- web-scrape.py
- Optional: Use this script to scrape the web and ingest .csv files into your local server.
- data-mover.py
- Modify .csv files for appropriate formatting (e.g., remove unwanted rows/columns, change date to SQL readable format, etc.).
- Create a copy of the .csv file in a temporary folder for the ETL pipeline to access and set data into the SQL DB.
- Insert the data into the SQL DB.
- Create Windows Task Scheduler for data-mover.py
- Set up a scheduled task using Windows Task Scheduler to execute the data-mover.py script at the desired frequency.
- Display your data from SQL Database via PowerBI
- Grab the list of files in the data directory with a .csv extension.
- Get the newest file based on the modified time.

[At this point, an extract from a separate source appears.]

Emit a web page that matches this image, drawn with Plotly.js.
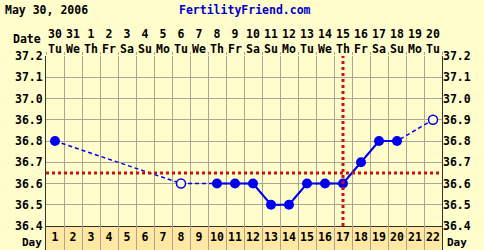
<!DOCTYPE html>
<html><head><meta charset="utf-8">
<script src="https://cdn.plot.ly/plotly-3.0.1.min.js"></script>
<style>html,body{margin:0;padding:0;background:#fffdcc;}#chart{width:484px;height:250px;}</style>
</head><body><div id="chart"></div>
<script>
// ---- data ----
const chartDate = "May 30, 2006";
const siteName = "FertilityFriend.com";
const cycleDays = [1,2,3,4,5,6,7,8,9,10,11,12,13,14,15,16,17,18,19,20,21,22];
const dateNums = ["30","31","1","2","3","4","5","6","7","8","9","10","11","12","13","14","15","16","17","18","19","20"];
const weekDays = ["Tu","We","Th","Fr","Sa","Su","Mo","Tu","We","Th","Fr","Sa","Su","Mo","Tu","We","Th","Fr","Sa","Su","Mo","Tu"];
const temps = [36.8,null,null,null,null,null,null,36.6,null,36.6,36.6,36.6,36.5,36.5,36.6,36.6,36.6,36.7,36.8,36.8,null,36.9];
const openMarks = [false,false,false,false,false,false,false,true,false,false,false,false,false,false,false,false,false,false,false,false,false,true];
const coverline = 36.65;
const ovulationDay = 17;
const yTicks = [36.4,36.5,36.6,36.7,36.8,36.9,37.0,37.1,37.2];

// ---- derived ----
const filledT = temps.map((t,i)=> openMarks[i] ? null : t);
const openT = temps.map((t,i)=> openMarks[i] ? t : null);
const topText = dateNums.map((d,i)=> d + "<br>" + weekDays[i]);

const BG = "#fffdcc", ROW = "#ffe9a2", GRID = "#aaa595", BLUE = "#0000f0", RED = "#cc1111";
const F = {family:"DejaVu Sans Mono, monospace", size:11.5, color:"#000", weight:"bold"};
const FD = Object.assign({}, F, {size:11});

const traces = [
  {x:cycleDays, y:temps, xaxis:"x", yaxis:"y", mode:"lines", connectgaps:true,
   line:{color:BLUE, width:1.5, dash:"4px,3px"}, hoverinfo:"skip"},
  {x:cycleDays, y:filledT, xaxis:"x", yaxis:"y", mode:"lines+markers", connectgaps:false,
   line:{color:BLUE, width:2}, marker:{color:BLUE, size:10}, hoverinfo:"skip"},
  {x:cycleDays, y:openT, xaxis:"x", yaxis:"y", mode:"markers",
   marker:{color:BG, size:9, line:{color:BLUE, width:1.5}}, hoverinfo:"skip"},
  {x:cycleDays, y:cycleDays.map(()=>0.5), xaxis:"x", yaxis:"y2", mode:"text",
   text:cycleDays.map(String), textfont:F, hoverinfo:"skip"},
  {x:cycleDays, y:cycleDays.map(()=>null), xaxis:"x2", yaxis:"y3", mode:"markers", hoverinfo:"skip"}
];

const mainLo = 24/194;
const layout = {
  width:484, height:250, showlegend:false,
  paper_bgcolor:BG, plot_bgcolor:BG,
  margin:{l:46, r:42, t:56, b:0, pad:0},
  font:F,
  xaxis:{range:[0.5,22.5], anchor:"y", tick0:0.5, dtick:1, showticklabels:false, ticks:"",
         showgrid:true, gridcolor:GRID, gridwidth:1, zeroline:false,
         showline:true, linecolor:"#333", linewidth:1},
  xaxis2:{range:[0.5,22.5], overlaying:"x", side:"top", anchor:"y3",
          tickmode:"array", tickvals:cycleDays, ticktext:topText, ticks:"", ticklen:0,
          tickfont:F, showgrid:false, zeroline:false, showline:false,
          minor:{tick0:0.5, dtick:1, ticks:"outside", ticklen:3, tickcolor:GRID, showgrid:false}},
  yaxis:{domain:[mainLo,1], range:[36.4,37.2], tickmode:"array", tickvals:yTicks,
         ticktext:yTicks.map(v=>v.toFixed(1)), tickfont:F, ticks:"",
         showgrid:true, gridcolor:GRID, gridwidth:1, zeroline:false, showline:true,
         linecolor:"#333", linewidth:1, mirror:true},
  yaxis3:{range:[36.4,37.2], overlaying:"y", side:"right", tickmode:"array", tickvals:yTicks,
          ticktext:yTicks.map(v=>v.toFixed(1)), tickfont:F, ticks:"",
          showgrid:false, zeroline:false, showline:false},
  yaxis2:{domain:[0,mainLo], range:[0,1], showticklabels:false, showgrid:false, zeroline:false,
          showline:true, linecolor:"#333", linewidth:1, mirror:true, ticks:""},
  shapes:[
    {type:"rect", xref:"x", yref:"y2 domain", x0:0.5, x1:22.5, y0:0, y1:1,
     fillcolor:ROW, line:{width:0}, layer:"below"},
    {type:"line", xref:"x", yref:"y", x0:0.5, x1:22.5, y0:coverline, y1:coverline,
     line:{color:RED, width:3, dash:"dot"}, layer:"above"},
    {type:"line", xref:"x", yref:"y", x0:ovulationDay, x1:ovulationDay, y0:36.4, y1:37.2,
     line:{color:RED, width:3, dash:"dot"}, layer:"above"}
  ],
  annotations:[
    {text:chartDate, xref:"paper", yref:"paper", x:-43/396, y:1+46/194, xanchor:"left", yanchor:"middle", showarrow:false, font:F},
    {text:siteName, xref:"paper", yref:"paper", x:(177-46)/396, y:1+46/194, xanchor:"left", yanchor:"middle", showarrow:false, font:Object.assign({},F,{color:"#0000cc"})},
    {text:"Date", xref:"paper", yref:"paper", x:-3/396, y:1+17/194, xanchor:"right", yanchor:"middle", showarrow:false, font:F},
    {text:"Day", xref:"paper", yref:"y2", x:-3/396, y:0, xanchor:"right", yanchor:"bottom", showarrow:false, font:FD, borderpad:0},
    {text:"Day", xref:"paper", yref:"y2", x:1+4/396, y:0, xanchor:"left", yanchor:"bottom", showarrow:false, font:FD, borderpad:0}
  ]
};

Plotly.newPlot("chart", traces, layout, {staticPlot:true, displayModeBar:false});
</script></body></html>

- Clean the temporary directory by removing it if it exists and then creating a new one.
- Copy the newest file to the temporary directory.
- Read the data from the file into a DataFrame.
- Manipulate the data by converting the primary key column values to ISO format and save the DataFrame back to the file.
- Establish a connection to the database using the provided server, database, and driver information.
- Read the existing data from the specified table into a DataFrame.
- Read the new data from the temporary file into a DataFrame.
- Clean the column names by replacing special characters and spaces with underscores.
- Check if the table exists in the database.
- If the table exists, retrieve the existing primary key values from the table.
- Convert the primary key column values in the new data to match the database format.
- Filter out duplicate rows based on the primary key column.
- If the table doesn't exist, use the entire new data.
- Ensure none of the column names end with an underscore.
- Write the filtered DataFrame to the specified table in the database.